** Start Available records **
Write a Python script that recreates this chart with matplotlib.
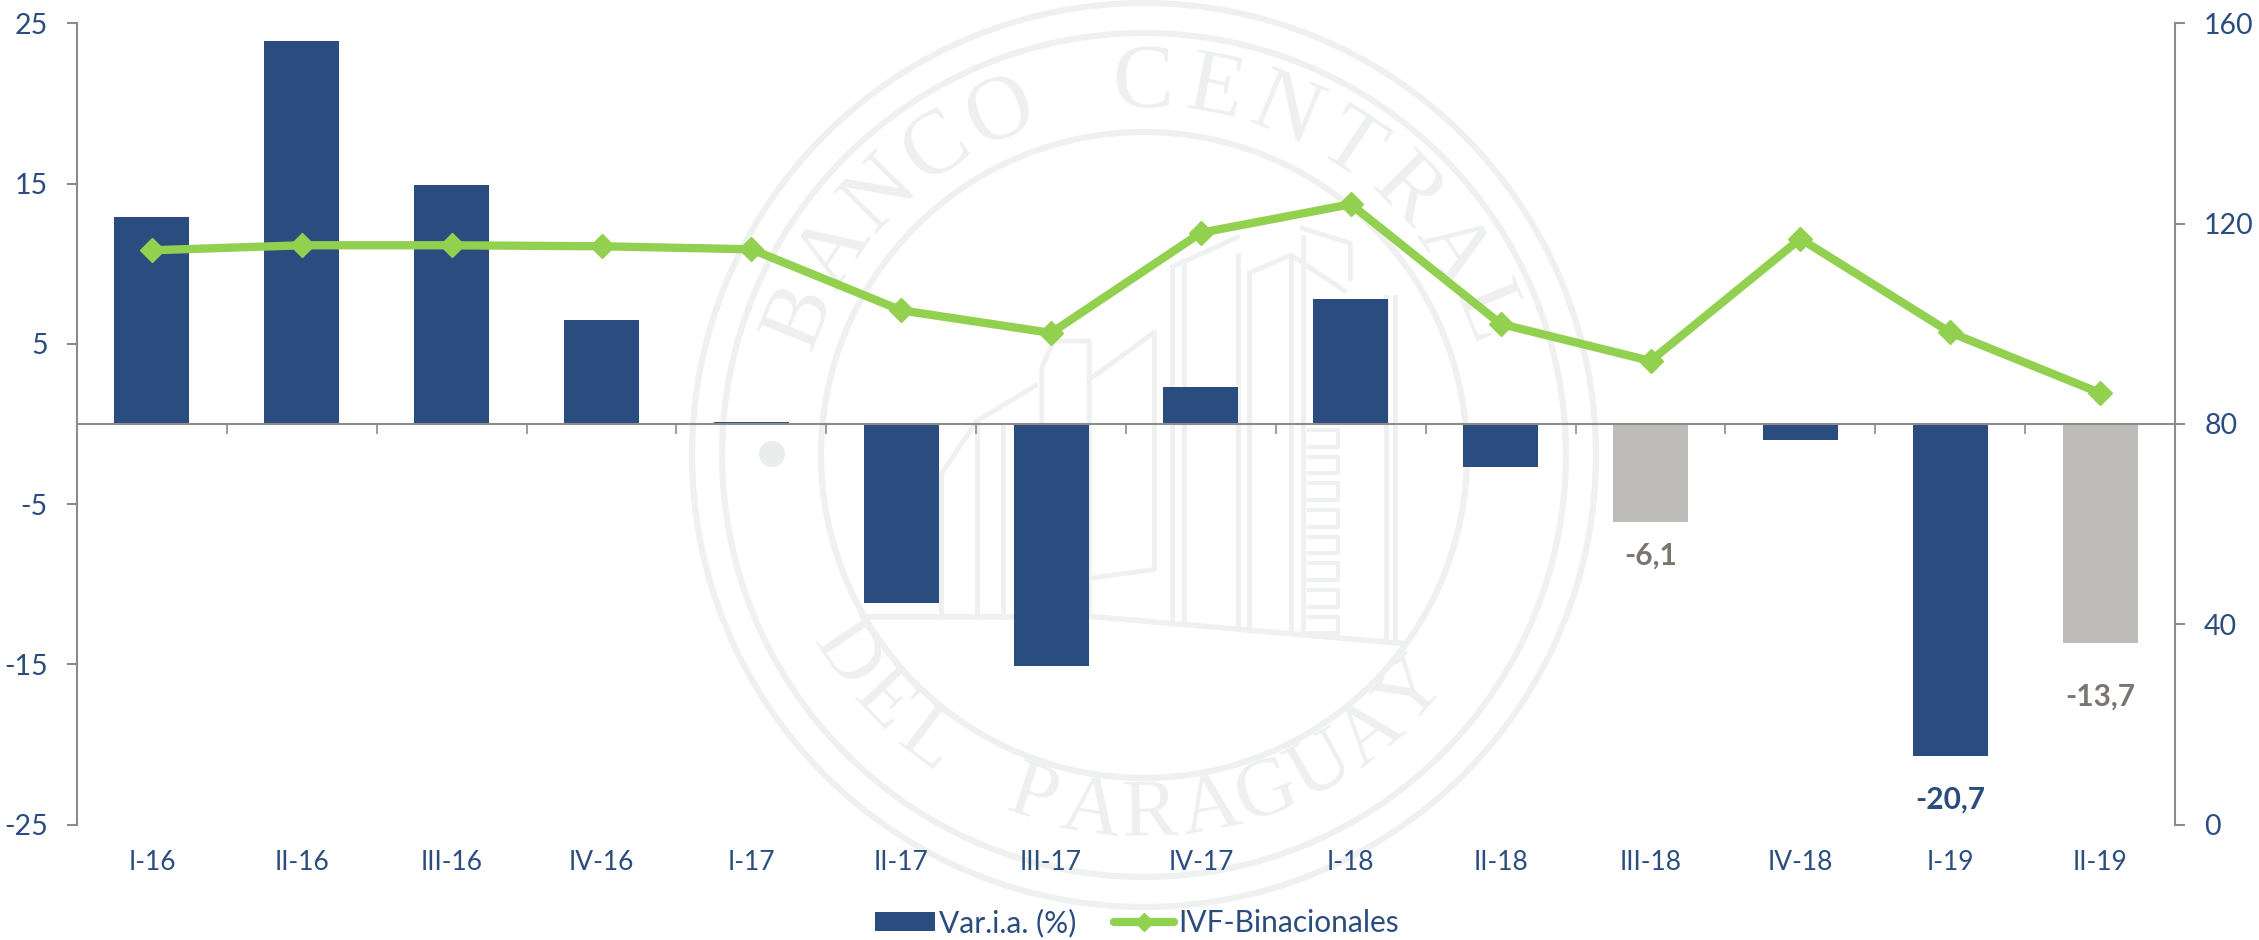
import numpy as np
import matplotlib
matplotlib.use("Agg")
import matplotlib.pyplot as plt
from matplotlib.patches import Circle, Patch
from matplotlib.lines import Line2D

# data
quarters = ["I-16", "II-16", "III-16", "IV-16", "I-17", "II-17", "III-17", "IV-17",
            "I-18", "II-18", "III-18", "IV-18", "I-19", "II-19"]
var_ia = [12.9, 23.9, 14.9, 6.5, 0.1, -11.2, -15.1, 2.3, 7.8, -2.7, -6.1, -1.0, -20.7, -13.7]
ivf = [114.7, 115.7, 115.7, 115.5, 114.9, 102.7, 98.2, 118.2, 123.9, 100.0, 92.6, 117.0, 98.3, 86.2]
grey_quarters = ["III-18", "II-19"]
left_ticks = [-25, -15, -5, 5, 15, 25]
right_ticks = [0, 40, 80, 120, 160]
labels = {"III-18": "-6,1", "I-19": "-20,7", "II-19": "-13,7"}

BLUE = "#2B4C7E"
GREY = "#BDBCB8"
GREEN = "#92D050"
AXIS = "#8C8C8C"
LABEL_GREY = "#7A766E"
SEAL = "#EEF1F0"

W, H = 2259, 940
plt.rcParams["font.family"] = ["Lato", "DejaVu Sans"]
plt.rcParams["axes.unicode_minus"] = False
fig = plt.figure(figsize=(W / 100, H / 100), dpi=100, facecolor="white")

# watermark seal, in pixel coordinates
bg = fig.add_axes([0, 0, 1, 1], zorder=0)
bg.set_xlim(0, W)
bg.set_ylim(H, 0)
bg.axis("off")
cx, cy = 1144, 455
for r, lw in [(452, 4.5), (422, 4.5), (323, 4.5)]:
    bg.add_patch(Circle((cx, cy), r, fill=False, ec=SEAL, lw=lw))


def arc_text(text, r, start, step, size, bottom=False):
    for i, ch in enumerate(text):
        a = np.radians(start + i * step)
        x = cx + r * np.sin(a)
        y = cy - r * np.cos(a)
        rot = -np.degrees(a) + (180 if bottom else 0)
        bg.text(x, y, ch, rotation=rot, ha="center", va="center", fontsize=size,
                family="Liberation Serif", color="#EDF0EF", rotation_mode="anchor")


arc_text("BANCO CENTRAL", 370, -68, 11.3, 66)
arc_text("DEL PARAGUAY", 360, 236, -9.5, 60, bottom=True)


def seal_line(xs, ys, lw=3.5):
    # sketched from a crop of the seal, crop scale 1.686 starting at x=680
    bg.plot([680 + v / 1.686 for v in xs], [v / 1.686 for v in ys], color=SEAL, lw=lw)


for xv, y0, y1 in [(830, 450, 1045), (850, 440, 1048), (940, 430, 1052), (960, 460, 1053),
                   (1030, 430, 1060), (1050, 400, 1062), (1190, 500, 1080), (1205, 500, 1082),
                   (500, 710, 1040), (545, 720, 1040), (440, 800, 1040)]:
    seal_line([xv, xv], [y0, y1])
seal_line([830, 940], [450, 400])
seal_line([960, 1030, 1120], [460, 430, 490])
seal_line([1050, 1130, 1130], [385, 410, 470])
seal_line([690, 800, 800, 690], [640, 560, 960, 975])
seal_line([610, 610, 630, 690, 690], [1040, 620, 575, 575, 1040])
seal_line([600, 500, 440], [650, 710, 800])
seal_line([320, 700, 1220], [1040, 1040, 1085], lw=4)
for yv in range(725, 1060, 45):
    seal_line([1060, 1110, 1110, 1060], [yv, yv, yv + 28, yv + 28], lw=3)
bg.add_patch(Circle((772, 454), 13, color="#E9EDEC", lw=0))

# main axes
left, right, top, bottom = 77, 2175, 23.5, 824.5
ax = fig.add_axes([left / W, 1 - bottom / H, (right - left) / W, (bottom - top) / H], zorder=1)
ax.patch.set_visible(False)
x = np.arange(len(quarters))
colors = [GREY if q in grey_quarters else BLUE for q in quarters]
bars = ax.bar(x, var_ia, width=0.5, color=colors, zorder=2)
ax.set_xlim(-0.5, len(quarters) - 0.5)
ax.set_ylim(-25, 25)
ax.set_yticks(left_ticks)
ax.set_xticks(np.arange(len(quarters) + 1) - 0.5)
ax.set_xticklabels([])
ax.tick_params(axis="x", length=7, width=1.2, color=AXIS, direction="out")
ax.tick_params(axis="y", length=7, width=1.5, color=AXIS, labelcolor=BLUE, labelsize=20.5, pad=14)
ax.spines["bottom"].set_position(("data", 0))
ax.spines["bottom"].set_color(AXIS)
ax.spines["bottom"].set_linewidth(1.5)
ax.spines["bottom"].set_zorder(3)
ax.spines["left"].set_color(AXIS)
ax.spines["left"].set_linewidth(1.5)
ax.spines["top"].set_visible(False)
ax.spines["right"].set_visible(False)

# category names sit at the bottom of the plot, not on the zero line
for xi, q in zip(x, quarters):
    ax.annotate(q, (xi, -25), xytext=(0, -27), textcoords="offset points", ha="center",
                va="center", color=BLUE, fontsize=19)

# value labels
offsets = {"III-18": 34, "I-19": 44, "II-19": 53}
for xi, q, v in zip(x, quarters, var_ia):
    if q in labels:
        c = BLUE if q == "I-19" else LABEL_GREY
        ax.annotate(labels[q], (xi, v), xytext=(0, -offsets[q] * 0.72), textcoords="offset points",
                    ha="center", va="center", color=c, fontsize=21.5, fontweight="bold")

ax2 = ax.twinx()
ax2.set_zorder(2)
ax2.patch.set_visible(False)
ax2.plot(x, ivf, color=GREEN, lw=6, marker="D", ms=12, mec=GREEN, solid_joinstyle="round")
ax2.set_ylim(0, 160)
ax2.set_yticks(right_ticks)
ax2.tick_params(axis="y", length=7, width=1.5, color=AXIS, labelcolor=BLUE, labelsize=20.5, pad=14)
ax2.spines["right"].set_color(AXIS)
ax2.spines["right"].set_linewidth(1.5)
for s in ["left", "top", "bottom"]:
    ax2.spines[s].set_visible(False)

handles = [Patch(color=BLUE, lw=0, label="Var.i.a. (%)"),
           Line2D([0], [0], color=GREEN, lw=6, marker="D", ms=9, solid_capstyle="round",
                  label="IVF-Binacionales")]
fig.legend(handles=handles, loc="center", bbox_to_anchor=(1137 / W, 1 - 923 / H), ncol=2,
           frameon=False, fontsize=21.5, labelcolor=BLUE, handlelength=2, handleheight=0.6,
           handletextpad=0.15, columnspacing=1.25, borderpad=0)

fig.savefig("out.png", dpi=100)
** End Available records **
** Start Available records **
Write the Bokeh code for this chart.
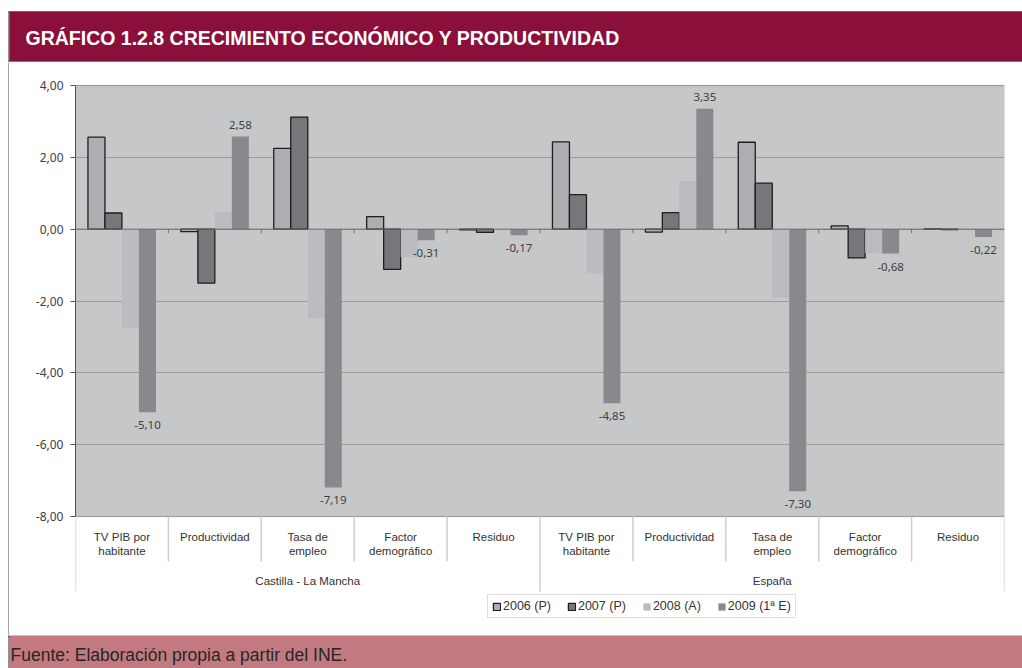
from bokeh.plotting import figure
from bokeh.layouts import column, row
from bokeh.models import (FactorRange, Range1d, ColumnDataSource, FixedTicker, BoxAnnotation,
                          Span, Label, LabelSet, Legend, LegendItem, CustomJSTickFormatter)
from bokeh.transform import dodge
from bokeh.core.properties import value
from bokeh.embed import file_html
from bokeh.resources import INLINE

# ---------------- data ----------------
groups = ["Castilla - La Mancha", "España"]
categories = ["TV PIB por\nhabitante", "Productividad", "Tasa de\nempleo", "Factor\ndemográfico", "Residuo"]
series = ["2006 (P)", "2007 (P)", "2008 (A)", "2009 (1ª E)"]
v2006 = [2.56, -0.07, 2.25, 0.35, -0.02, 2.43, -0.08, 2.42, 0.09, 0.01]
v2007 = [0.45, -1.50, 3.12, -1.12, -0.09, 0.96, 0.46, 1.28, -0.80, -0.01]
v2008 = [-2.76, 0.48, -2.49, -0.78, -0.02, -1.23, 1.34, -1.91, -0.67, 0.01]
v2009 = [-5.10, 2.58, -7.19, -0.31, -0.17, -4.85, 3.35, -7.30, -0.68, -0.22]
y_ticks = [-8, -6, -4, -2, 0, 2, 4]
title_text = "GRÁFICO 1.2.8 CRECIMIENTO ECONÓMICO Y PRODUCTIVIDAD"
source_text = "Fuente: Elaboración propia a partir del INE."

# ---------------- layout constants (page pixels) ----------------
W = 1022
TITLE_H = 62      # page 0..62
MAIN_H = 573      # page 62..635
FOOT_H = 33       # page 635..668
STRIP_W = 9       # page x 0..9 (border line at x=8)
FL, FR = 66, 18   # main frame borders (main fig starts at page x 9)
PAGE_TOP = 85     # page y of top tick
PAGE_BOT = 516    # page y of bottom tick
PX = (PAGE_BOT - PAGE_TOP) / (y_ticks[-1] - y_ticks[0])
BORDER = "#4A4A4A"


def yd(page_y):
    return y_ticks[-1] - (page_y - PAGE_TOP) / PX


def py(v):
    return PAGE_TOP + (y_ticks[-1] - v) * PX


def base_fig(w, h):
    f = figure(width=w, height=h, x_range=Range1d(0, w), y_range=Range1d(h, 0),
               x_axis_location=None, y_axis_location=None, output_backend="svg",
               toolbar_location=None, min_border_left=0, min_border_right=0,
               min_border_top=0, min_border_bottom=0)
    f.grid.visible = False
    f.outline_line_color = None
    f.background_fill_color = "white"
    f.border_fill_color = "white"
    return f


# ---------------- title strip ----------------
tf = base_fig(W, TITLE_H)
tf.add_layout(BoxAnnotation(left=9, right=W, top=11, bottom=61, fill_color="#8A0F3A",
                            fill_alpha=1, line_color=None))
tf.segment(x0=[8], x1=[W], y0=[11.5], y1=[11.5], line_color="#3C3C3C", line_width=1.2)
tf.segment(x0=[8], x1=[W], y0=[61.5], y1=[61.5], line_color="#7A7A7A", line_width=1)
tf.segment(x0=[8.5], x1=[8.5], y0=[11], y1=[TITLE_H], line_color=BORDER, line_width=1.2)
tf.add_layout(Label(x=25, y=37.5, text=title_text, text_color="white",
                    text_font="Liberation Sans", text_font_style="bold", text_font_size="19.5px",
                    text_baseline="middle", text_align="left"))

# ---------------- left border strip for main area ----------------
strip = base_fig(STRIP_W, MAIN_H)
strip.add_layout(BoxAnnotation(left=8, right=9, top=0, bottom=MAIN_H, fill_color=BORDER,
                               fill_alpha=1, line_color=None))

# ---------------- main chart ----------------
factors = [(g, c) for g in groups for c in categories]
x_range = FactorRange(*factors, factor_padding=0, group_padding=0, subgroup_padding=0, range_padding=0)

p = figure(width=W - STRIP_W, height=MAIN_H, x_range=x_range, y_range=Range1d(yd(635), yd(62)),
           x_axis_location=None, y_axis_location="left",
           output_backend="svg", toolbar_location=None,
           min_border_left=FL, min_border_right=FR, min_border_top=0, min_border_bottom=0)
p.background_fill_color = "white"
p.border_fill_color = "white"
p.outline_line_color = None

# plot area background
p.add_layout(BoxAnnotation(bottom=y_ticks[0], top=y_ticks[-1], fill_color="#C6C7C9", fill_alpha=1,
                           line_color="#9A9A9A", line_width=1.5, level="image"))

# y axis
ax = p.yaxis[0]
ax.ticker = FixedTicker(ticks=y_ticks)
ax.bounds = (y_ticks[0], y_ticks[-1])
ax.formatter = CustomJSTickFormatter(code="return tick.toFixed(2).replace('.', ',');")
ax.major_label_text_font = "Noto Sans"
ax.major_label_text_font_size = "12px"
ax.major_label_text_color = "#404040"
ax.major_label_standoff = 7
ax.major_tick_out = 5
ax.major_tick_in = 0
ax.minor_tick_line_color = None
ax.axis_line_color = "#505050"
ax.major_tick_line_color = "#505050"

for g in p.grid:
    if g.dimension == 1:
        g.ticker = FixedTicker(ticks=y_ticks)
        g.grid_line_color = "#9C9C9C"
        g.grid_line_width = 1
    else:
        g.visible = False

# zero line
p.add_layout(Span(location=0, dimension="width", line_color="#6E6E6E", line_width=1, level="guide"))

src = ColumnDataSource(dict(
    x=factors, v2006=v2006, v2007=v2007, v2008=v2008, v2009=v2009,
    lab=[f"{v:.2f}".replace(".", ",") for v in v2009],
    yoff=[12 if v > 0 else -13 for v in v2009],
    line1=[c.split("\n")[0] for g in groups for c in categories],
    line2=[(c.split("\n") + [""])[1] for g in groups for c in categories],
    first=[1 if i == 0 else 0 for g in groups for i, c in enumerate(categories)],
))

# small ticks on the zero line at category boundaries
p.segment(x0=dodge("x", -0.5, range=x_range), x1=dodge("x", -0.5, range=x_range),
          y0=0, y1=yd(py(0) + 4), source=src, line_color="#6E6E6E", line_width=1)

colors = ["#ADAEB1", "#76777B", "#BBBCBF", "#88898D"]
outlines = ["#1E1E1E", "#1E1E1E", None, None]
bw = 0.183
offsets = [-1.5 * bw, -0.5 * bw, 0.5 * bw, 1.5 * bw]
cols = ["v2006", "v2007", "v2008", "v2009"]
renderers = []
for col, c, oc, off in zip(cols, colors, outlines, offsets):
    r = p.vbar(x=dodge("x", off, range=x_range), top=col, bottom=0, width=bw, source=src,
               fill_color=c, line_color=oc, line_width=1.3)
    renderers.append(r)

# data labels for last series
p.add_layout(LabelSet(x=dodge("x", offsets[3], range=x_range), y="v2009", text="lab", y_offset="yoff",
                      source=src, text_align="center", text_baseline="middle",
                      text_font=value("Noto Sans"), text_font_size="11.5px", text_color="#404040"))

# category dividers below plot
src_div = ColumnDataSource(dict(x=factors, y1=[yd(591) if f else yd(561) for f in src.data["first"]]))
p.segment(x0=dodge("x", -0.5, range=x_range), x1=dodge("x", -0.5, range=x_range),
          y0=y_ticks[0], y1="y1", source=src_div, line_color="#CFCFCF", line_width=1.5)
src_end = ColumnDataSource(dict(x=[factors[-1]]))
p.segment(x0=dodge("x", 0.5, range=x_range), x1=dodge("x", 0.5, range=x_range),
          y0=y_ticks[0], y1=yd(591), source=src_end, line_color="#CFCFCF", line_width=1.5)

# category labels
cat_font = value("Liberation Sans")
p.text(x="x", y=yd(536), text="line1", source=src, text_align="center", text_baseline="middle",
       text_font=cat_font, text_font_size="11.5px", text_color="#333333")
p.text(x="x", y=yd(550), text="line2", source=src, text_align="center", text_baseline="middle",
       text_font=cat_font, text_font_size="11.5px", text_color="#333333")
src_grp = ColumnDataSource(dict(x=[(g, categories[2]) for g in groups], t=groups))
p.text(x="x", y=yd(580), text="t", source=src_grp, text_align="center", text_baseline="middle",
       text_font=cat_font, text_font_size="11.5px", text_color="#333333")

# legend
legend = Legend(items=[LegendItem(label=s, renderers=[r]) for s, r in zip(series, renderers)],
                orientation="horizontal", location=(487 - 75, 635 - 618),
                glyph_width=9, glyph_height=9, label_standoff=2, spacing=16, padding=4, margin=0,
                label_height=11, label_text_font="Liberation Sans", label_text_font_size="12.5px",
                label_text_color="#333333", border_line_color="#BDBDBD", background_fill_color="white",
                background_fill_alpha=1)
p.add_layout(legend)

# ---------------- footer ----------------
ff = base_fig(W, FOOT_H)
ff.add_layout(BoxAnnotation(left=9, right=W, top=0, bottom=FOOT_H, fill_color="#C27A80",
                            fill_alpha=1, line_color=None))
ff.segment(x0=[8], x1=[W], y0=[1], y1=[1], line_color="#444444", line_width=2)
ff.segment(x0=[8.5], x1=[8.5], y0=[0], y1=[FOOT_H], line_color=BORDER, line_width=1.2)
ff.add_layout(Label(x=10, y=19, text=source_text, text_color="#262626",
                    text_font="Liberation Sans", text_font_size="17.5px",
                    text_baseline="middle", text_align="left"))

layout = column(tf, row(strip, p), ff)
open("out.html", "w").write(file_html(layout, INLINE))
** End Available records **
■ **Your goal**:
Set down, word for word, the lines from the one holding "Write a Python" through the one holding "from matplotlib.lines import Line2D". Skip the pictures.

■ **Worked solution**:
Write a Python script that recreates this chart with matplotlib.
import numpy as np
import matplotlib
matplotlib.use("Agg")
import matplotlib.pyplot as plt
from matplotlib.patches import Circle, Patch
from matplotlib.lines import Line2D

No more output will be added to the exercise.